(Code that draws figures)
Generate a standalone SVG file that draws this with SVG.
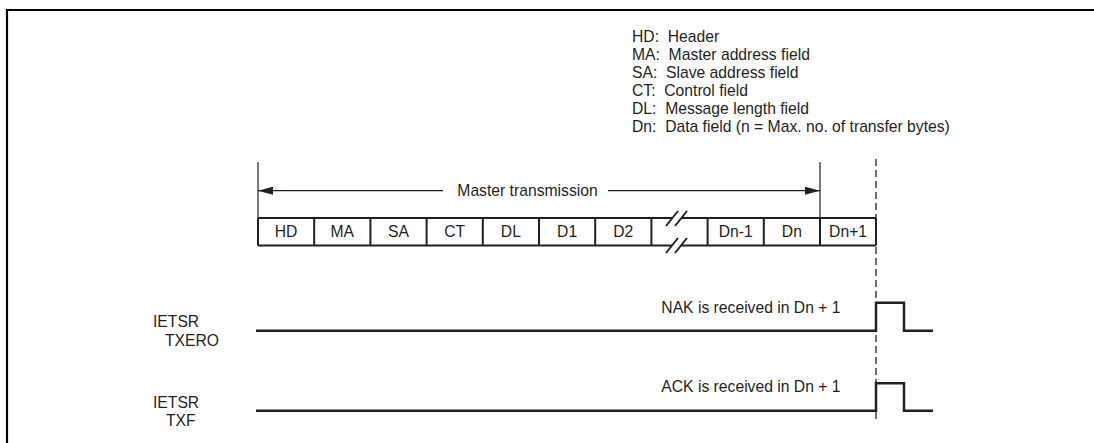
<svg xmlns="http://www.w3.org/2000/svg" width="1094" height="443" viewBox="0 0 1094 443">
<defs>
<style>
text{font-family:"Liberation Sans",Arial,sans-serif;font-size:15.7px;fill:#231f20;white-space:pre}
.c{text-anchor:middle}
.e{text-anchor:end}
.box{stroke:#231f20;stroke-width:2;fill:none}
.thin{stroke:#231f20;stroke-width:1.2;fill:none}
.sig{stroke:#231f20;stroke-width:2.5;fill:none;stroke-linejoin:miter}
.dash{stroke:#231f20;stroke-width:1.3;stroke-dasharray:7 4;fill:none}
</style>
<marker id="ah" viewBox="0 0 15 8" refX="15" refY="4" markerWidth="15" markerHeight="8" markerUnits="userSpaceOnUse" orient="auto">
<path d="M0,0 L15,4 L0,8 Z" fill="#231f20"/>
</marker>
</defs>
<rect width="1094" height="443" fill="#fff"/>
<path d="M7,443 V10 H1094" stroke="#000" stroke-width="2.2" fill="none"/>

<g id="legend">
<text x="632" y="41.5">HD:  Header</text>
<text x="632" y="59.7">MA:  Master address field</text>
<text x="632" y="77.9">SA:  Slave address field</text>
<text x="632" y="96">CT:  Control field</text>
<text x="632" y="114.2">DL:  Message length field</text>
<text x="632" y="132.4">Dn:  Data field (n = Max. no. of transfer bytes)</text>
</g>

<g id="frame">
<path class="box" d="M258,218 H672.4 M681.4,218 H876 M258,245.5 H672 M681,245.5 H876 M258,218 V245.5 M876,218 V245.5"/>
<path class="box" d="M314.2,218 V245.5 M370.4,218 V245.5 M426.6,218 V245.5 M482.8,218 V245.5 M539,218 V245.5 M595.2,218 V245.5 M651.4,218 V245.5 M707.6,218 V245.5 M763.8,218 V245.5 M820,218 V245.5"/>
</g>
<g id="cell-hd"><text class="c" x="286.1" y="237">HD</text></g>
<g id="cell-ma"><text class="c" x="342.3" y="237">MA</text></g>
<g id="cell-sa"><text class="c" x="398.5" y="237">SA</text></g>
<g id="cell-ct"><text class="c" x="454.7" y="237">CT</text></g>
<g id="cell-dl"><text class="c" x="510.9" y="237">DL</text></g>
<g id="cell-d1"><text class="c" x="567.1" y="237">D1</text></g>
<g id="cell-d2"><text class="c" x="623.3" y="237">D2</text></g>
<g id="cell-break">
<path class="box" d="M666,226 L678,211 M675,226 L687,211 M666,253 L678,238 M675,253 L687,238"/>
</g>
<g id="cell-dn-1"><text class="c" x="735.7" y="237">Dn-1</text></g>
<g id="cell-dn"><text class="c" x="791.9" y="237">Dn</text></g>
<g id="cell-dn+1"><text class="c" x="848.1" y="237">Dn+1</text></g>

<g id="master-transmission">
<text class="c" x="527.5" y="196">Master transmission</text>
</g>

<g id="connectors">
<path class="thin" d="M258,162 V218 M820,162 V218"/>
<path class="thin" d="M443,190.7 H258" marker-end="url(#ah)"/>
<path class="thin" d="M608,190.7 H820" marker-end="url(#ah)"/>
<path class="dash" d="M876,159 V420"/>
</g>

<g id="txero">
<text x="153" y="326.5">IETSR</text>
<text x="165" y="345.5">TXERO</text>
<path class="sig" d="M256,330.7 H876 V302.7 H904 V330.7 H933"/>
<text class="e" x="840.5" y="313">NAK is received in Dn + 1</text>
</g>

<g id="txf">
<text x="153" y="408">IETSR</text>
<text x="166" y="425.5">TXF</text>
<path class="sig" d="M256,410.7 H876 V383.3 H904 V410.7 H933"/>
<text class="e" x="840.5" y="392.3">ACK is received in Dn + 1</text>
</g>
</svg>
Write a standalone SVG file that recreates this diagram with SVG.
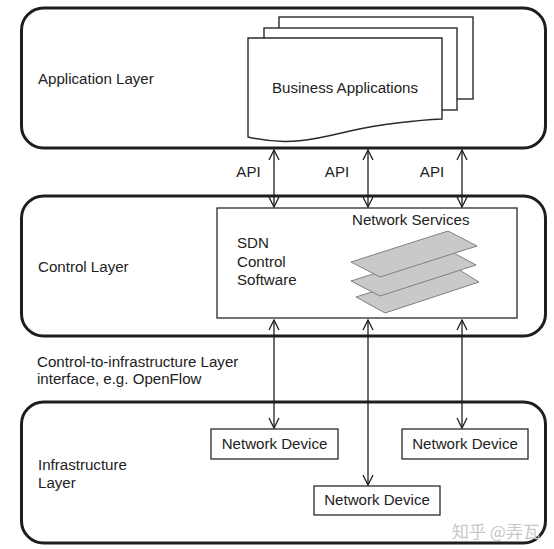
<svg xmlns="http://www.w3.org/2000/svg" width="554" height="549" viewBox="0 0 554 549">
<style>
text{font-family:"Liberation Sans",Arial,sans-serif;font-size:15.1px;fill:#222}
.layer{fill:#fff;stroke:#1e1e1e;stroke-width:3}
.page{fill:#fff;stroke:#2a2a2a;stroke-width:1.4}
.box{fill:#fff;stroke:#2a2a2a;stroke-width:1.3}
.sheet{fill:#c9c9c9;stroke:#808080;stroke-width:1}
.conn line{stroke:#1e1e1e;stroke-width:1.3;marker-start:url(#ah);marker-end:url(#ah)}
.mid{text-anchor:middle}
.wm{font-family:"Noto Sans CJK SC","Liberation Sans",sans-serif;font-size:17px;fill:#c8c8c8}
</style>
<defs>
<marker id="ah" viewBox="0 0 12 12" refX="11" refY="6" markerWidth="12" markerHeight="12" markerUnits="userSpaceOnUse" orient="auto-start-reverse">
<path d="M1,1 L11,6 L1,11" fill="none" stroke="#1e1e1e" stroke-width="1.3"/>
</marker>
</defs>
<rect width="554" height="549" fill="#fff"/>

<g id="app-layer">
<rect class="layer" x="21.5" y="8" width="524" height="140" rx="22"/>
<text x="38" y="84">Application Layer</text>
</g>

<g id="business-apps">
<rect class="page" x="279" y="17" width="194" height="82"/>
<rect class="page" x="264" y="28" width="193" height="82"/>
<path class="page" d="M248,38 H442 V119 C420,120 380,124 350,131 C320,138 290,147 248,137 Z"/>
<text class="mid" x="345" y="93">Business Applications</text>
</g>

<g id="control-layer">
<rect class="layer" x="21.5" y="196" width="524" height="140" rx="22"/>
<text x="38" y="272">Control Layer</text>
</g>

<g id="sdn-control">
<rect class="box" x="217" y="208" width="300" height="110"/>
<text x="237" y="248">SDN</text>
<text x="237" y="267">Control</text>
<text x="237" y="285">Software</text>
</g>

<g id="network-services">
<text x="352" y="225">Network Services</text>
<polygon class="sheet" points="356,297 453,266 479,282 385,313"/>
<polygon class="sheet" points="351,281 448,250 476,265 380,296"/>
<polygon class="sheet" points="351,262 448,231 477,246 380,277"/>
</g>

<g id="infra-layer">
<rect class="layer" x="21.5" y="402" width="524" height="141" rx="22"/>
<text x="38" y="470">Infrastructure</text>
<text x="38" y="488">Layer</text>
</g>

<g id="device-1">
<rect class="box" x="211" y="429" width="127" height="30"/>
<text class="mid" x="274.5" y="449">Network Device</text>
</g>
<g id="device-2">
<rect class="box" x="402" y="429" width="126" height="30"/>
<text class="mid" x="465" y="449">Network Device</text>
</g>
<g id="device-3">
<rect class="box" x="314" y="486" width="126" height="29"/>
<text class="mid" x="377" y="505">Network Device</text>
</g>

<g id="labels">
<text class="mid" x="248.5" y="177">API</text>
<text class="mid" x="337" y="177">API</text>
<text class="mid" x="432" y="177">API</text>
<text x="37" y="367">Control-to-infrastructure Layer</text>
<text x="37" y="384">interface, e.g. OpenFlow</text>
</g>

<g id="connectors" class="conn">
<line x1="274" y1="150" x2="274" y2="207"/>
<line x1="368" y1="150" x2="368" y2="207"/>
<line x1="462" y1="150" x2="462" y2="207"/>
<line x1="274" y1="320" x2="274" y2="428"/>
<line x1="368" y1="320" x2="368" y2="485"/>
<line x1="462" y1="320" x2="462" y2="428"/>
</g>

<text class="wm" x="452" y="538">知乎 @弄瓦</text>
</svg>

◆ WHAT YOU ARE ASKED TO DO ◆
Print every entry exactly as written, without the pictures.

◆ THE COMPLETED TASK ◆
Generate a standalone SVG file that draws this with SVG.
<svg xmlns="http://www.w3.org/2000/svg" width="1094" height="443" viewBox="0 0 1094 443">
<defs>
<style>
text{font-family:"Liberation Sans",Arial,sans-serif;font-size:15.7px;fill:#231f20;white-space:pre}
.c{text-anchor:middle}
.e{text-anchor:end}
.box{stroke:#231f20;stroke-width:2;fill:none}
.thin{stroke:#231f20;stroke-width:1.2;fill:none}
.sig{stroke:#231f20;stroke-width:2.5;fill:none;stroke-linejoin:miter}
.dash{stroke:#231f20;stroke-width:1.3;stroke-dasharray:7 4;fill:none}
</style>
<marker id="ah" viewBox="0 0 15 8" refX="15" refY="4" markerWidth="15" markerHeight="8" markerUnits="userSpaceOnUse" orient="auto">
<path d="M0,0 L15,4 L0,8 Z" fill="#231f20"/>
</marker>
</defs>
<rect width="1094" height="443" fill="#fff"/>
<path d="M7,443 V10 H1094" stroke="#000" stroke-width="2.2" fill="none"/>

<g id="legend">
<text x="632" y="41.5">HD:  Header</text>
<text x="632" y="59.7">MA:  Master address field</text>
<text x="632" y="77.9">SA:  Slave address field</text>
<text x="632" y="96">CT:  Control field</text>
<text x="632" y="114.2">DL:  Message length field</text>
<text x="632" y="132.4">Dn:  Data field (n = Max. no. of transfer bytes)</text>
</g>

<g id="frame">
<path class="box" d="M258,218 H672.4 M681.4,218 H876 M258,245.5 H672 M681,245.5 H876 M258,218 V245.5 M876,218 V245.5"/>
<path class="box" d="M314.2,218 V245.5 M370.4,218 V245.5 M426.6,218 V245.5 M482.8,218 V245.5 M539,218 V245.5 M595.2,218 V245.5 M651.4,218 V245.5 M707.6,218 V245.5 M763.8,218 V245.5 M820,218 V245.5"/>
</g>
<g id="cell-hd"><text class="c" x="286.1" y="237">HD</text></g>
<g id="cell-ma"><text class="c" x="342.3" y="237">MA</text></g>
<g id="cell-sa"><text class="c" x="398.5" y="237">SA</text></g>
<g id="cell-ct"><text class="c" x="454.7" y="237">CT</text></g>
<g id="cell-dl"><text class="c" x="510.9" y="237">DL</text></g>
<g id="cell-d1"><text class="c" x="567.1" y="237">D1</text></g>
<g id="cell-d2"><text class="c" x="623.3" y="237">D2</text></g>
<g id="cell-break">
<path class="box" d="M666,226 L678,211 M675,226 L687,211 M666,253 L678,238 M675,253 L687,238"/>
</g>
<g id="cell-dn-1"><text class="c" x="735.7" y="237">Dn-1</text></g>
<g id="cell-dn"><text class="c" x="791.9" y="237">Dn</text></g>
<g id="cell-dn+1"><text class="c" x="848.1" y="237">Dn+1</text></g>

<g id="master-transmission">
<text class="c" x="527.5" y="196">Master transmission</text>
</g>

<g id="connectors">
<path class="thin" d="M258,162 V218 M820,162 V218"/>
<path class="thin" d="M443,190.7 H258" marker-end="url(#ah)"/>
<path class="thin" d="M608,190.7 H820" marker-end="url(#ah)"/>
<path class="dash" d="M876,159 V420"/>
</g>

<g id="txero">
<text x="153" y="326.5">IETSR</text>
<text x="165" y="345.5">TXERO</text>
<path class="sig" d="M256,330.7 H876 V302.7 H904 V330.7 H933"/>
<text class="e" x="840.5" y="313">NAK is received in Dn + 1</text>
</g>

<g id="txf">
<text x="153" y="408">IETSR</text>
<text x="166" y="425.5">TXF</text>
<path class="sig" d="M256,410.7 H876 V383.3 H904 V410.7 H933"/>
<text class="e" x="840.5" y="392.3">ACK is received in Dn + 1</text>
</g>
</svg>
Write a standalone SVG file that recreates this diagram with SVG.
<svg xmlns="http://www.w3.org/2000/svg" width="554" height="549" viewBox="0 0 554 549">
<style>
text{font-family:"Liberation Sans",Arial,sans-serif;font-size:15.1px;fill:#222}
.layer{fill:#fff;stroke:#1e1e1e;stroke-width:3}
.page{fill:#fff;stroke:#2a2a2a;stroke-width:1.4}
.box{fill:#fff;stroke:#2a2a2a;stroke-width:1.3}
.sheet{fill:#c9c9c9;stroke:#808080;stroke-width:1}
.conn line{stroke:#1e1e1e;stroke-width:1.3;marker-start:url(#ah);marker-end:url(#ah)}
.mid{text-anchor:middle}
.wm{font-family:"Noto Sans CJK SC","Liberation Sans",sans-serif;font-size:17px;fill:#c8c8c8}
</style>
<defs>
<marker id="ah" viewBox="0 0 12 12" refX="11" refY="6" markerWidth="12" markerHeight="12" markerUnits="userSpaceOnUse" orient="auto-start-reverse">
<path d="M1,1 L11,6 L1,11" fill="none" stroke="#1e1e1e" stroke-width="1.3"/>
</marker>
</defs>
<rect width="554" height="549" fill="#fff"/>

<g id="app-layer">
<rect class="layer" x="21.5" y="8" width="524" height="140" rx="22"/>
<text x="38" y="84">Application Layer</text>
</g>

<g id="business-apps">
<rect class="page" x="279" y="17" width="194" height="82"/>
<rect class="page" x="264" y="28" width="193" height="82"/>
<path class="page" d="M248,38 H442 V119 C420,120 380,124 350,131 C320,138 290,147 248,137 Z"/>
<text class="mid" x="345" y="93">Business Applications</text>
</g>

<g id="control-layer">
<rect class="layer" x="21.5" y="196" width="524" height="140" rx="22"/>
<text x="38" y="272">Control Layer</text>
</g>

<g id="sdn-control">
<rect class="box" x="217" y="208" width="300" height="110"/>
<text x="237" y="248">SDN</text>
<text x="237" y="267">Control</text>
<text x="237" y="285">Software</text>
</g>

<g id="network-services">
<text x="352" y="225">Network Services</text>
<polygon class="sheet" points="356,297 453,266 479,282 385,313"/>
<polygon class="sheet" points="351,281 448,250 476,265 380,296"/>
<polygon class="sheet" points="351,262 448,231 477,246 380,277"/>
</g>

<g id="infra-layer">
<rect class="layer" x="21.5" y="402" width="524" height="141" rx="22"/>
<text x="38" y="470">Infrastructure</text>
<text x="38" y="488">Layer</text>
</g>

<g id="device-1">
<rect class="box" x="211" y="429" width="127" height="30"/>
<text class="mid" x="274.5" y="449">Network Device</text>
</g>
<g id="device-2">
<rect class="box" x="402" y="429" width="126" height="30"/>
<text class="mid" x="465" y="449">Network Device</text>
</g>
<g id="device-3">
<rect class="box" x="314" y="486" width="126" height="29"/>
<text class="mid" x="377" y="505">Network Device</text>
</g>

<g id="labels">
<text class="mid" x="248.5" y="177">API</text>
<text class="mid" x="337" y="177">API</text>
<text class="mid" x="432" y="177">API</text>
<text x="37" y="367">Control-to-infrastructure Layer</text>
<text x="37" y="384">interface, e.g. OpenFlow</text>
</g>

<g id="connectors" class="conn">
<line x1="274" y1="150" x2="274" y2="207"/>
<line x1="368" y1="150" x2="368" y2="207"/>
<line x1="462" y1="150" x2="462" y2="207"/>
<line x1="274" y1="320" x2="274" y2="428"/>
<line x1="368" y1="320" x2="368" y2="485"/>
<line x1="462" y1="320" x2="462" y2="428"/>
</g>

<text class="wm" x="452" y="538">知乎 @弄瓦</text>
</svg>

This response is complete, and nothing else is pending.